The network reached a deal earlier this month to air new episodes of "Friday Night Lights" on DirecTV starting in October; NBC will rebroadcast the same episodes early next year.

That means you have plenty of time to catch up. The second season has just hit the DVD shelves (Universal Studios Home Entertainment); the first season came out last summer. And really, you should catch up.

Filmed on location in Austin, "Friday Night Lights" uses hand-held cameras to achieve its intimate documentary-like feel. Watching the show's mix of drama, humor and, of course, football, you can't help getting sucked into the action: You cheer when Coach Taylor's Dillon Panthers score a touchdown and cry when the coach's wife, Tami (the fantastic Connie Britton), breaks down in postpartum tears.

But sometimes TV shows hit a sophomore slump, especially if they had a stellar first season. That's the case with this show. Its second season got off to a rocky start, largely due to an unbelievable plot line so seemingly out of tone with the show that it put off some viewers. And just when the show found its footing again, the season was cut short by the writers' strike; its 15-episode run ended with a finale that leaves many stories unresolved.

To tide you over until the third season, the set features deleted scenes on all four discs as well as three commentary tracks and an interview with the cast and producers. It's an improvement over the first-season DVDs, which included deleted scenes and a behind-the-scenes featurette. On the commentary of the second-season premiere, executive producers Jason Katims and Jeffrey Reiner discuss the finer points of how the show is edited and filmed. Hand-held cameras capture unusual and sometimes compelling shots, they say, helping the characters become even more finely etched.
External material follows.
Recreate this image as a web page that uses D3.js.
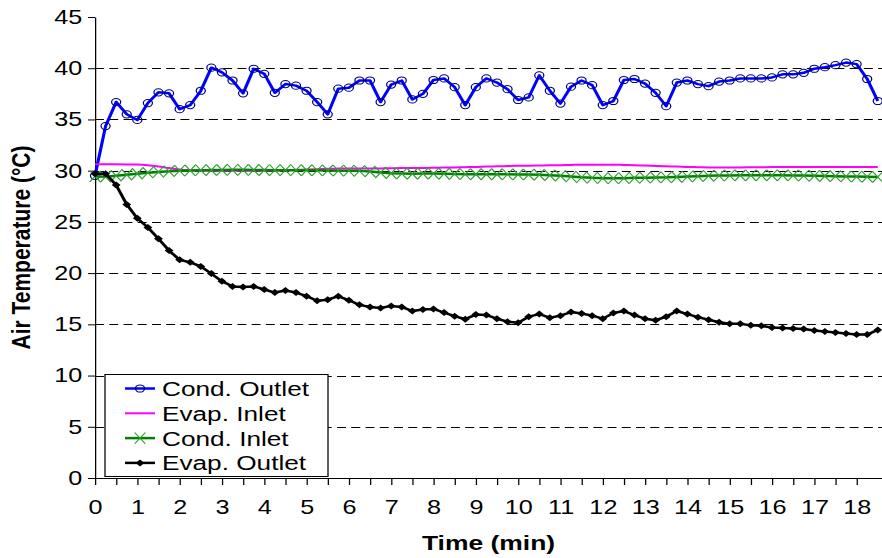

The two other commentaries don't add much insight, but they're fun. Britton and Aimee Teegarden, who plays Coach Taylor's teen daughter, Julie, use the words "great" and "amazing" so often I wanted to go back and count (I didn't — I don't have that kind of time).

On another commentary, actors Jesse Plemons and Adrianne Palicki, who play nerdy Landry and tough girl Tyra, often lapse into silence as they get caught up in the show. But it's clear from the four actors' banter that the cast is tight-knit. "We've got a great family," Chandler says in the nearly 40-minute interview.